─── Data segment ───
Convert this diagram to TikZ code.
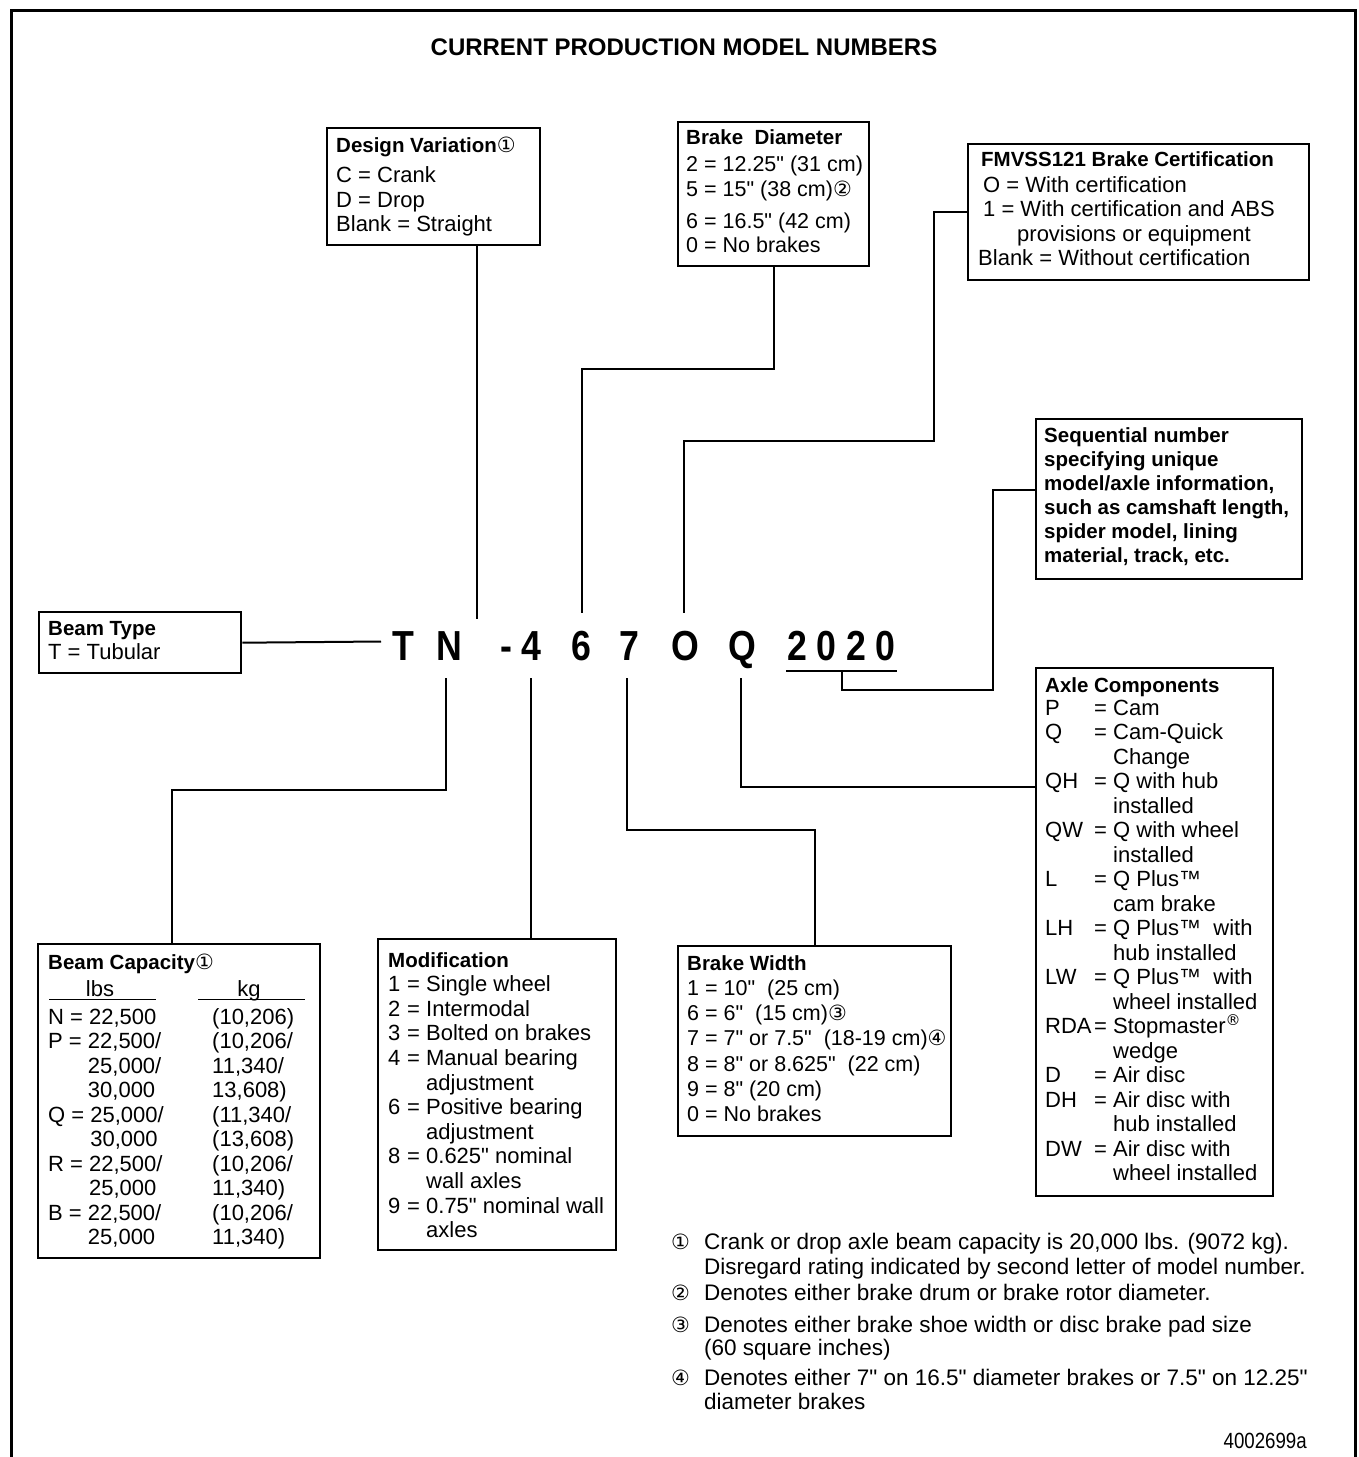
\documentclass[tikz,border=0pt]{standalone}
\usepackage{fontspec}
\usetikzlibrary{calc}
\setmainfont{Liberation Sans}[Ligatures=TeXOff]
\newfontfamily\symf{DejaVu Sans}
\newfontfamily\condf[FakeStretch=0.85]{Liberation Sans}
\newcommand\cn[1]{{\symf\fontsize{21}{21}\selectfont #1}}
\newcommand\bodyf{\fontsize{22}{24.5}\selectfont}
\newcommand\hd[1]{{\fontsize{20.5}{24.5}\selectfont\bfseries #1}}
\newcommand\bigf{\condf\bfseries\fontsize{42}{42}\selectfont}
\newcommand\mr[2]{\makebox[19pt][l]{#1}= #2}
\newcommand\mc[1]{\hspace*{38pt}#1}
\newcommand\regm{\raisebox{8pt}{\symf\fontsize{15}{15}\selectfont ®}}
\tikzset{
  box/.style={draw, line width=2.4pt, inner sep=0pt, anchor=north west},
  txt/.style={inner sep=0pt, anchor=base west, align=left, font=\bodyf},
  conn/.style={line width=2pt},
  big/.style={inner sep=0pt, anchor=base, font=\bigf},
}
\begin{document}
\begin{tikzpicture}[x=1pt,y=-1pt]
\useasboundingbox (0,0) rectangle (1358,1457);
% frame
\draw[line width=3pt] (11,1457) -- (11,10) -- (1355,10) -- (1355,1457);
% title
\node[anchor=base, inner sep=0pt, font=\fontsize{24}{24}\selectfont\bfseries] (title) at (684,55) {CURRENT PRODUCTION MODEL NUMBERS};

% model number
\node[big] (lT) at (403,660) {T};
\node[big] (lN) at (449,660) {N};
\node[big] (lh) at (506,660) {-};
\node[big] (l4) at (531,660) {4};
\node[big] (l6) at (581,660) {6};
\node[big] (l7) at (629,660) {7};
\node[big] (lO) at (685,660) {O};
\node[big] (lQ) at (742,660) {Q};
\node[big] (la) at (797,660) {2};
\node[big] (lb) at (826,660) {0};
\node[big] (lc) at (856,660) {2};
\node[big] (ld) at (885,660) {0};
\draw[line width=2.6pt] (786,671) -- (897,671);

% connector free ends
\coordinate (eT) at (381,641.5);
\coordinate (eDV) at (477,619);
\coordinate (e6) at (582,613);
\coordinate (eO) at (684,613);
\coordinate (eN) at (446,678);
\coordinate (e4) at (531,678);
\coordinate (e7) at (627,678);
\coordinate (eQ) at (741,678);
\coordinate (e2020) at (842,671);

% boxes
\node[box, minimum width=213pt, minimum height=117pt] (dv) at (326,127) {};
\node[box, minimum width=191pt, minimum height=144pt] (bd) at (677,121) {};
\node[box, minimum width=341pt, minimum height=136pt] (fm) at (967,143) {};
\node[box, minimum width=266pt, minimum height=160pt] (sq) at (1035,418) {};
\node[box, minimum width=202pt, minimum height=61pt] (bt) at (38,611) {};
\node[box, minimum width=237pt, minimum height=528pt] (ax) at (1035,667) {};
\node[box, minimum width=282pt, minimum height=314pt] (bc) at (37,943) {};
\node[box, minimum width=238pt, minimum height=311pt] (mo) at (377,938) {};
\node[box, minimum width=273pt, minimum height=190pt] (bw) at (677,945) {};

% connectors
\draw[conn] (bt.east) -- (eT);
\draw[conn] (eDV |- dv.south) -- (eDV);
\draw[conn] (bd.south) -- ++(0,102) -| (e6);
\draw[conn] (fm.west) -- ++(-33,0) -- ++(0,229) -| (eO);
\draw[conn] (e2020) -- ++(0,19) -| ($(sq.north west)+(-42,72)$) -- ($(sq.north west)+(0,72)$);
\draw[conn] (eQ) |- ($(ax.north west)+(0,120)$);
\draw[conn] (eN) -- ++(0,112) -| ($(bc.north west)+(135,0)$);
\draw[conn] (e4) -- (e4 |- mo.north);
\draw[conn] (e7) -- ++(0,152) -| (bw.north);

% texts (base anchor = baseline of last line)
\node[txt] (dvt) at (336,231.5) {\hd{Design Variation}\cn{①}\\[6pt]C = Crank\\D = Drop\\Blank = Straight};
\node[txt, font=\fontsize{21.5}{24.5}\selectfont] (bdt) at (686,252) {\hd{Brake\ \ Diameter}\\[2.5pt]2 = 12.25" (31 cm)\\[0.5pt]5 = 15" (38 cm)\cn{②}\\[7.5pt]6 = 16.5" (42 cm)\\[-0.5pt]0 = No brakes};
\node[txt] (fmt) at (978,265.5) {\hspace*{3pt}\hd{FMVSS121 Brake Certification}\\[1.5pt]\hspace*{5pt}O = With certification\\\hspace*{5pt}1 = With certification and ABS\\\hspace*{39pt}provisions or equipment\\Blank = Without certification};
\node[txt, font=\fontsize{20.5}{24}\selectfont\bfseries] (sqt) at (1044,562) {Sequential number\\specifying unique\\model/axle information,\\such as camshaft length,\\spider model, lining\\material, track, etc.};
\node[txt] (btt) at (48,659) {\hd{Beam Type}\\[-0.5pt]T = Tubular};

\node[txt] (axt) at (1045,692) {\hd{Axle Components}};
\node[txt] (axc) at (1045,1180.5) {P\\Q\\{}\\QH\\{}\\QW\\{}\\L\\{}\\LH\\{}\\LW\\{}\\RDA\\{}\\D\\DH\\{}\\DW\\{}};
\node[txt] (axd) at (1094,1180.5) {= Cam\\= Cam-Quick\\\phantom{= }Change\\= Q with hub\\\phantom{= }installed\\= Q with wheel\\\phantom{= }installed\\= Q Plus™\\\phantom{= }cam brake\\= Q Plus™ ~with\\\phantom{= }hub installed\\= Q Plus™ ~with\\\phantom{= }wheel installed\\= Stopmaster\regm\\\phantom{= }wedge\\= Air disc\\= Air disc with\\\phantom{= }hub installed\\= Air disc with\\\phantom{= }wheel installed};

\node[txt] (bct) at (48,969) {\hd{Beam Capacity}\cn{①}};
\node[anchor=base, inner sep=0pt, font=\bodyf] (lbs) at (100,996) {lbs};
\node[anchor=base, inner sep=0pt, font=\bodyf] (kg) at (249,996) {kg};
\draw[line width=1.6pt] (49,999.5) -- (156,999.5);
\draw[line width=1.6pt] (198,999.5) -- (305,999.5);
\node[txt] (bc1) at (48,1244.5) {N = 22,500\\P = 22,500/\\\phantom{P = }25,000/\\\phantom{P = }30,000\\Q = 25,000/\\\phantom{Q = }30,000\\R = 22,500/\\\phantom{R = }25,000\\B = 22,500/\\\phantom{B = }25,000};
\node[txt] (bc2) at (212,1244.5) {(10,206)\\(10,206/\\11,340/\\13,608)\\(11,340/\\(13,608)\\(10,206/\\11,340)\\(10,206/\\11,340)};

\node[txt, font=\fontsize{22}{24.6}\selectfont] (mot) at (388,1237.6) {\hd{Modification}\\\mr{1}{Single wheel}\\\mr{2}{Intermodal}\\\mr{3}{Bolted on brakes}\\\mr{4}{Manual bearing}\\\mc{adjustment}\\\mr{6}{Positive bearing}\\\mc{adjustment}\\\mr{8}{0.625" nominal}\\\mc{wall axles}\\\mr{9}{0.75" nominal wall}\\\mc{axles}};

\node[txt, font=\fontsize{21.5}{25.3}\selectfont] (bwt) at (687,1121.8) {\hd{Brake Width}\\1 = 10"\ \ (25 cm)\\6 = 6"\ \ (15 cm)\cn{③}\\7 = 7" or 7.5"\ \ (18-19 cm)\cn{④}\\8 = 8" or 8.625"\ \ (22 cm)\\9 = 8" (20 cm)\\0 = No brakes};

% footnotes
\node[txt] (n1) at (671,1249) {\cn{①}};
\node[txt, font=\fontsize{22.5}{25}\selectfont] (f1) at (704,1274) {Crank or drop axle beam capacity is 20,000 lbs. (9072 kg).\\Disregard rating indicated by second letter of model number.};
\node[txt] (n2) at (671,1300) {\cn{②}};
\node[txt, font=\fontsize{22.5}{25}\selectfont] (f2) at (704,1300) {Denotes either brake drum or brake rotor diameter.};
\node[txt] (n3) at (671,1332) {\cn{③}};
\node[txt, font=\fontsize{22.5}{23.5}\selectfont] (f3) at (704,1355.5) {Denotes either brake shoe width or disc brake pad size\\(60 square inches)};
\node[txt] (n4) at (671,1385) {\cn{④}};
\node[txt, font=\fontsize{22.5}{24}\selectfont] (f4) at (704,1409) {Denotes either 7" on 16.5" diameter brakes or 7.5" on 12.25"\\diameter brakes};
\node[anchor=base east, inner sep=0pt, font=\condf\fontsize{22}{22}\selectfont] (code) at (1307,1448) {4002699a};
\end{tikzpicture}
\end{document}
───
• Directions for this task: Report all lines of the data that include the word "code".

• Problem solution:
Convert this diagram to TikZ code.
\node[anchor=base east, inner sep=0pt, font=\condf\fontsize{22}{22}\selectfont] (code) at (1307,1448) {4002699a};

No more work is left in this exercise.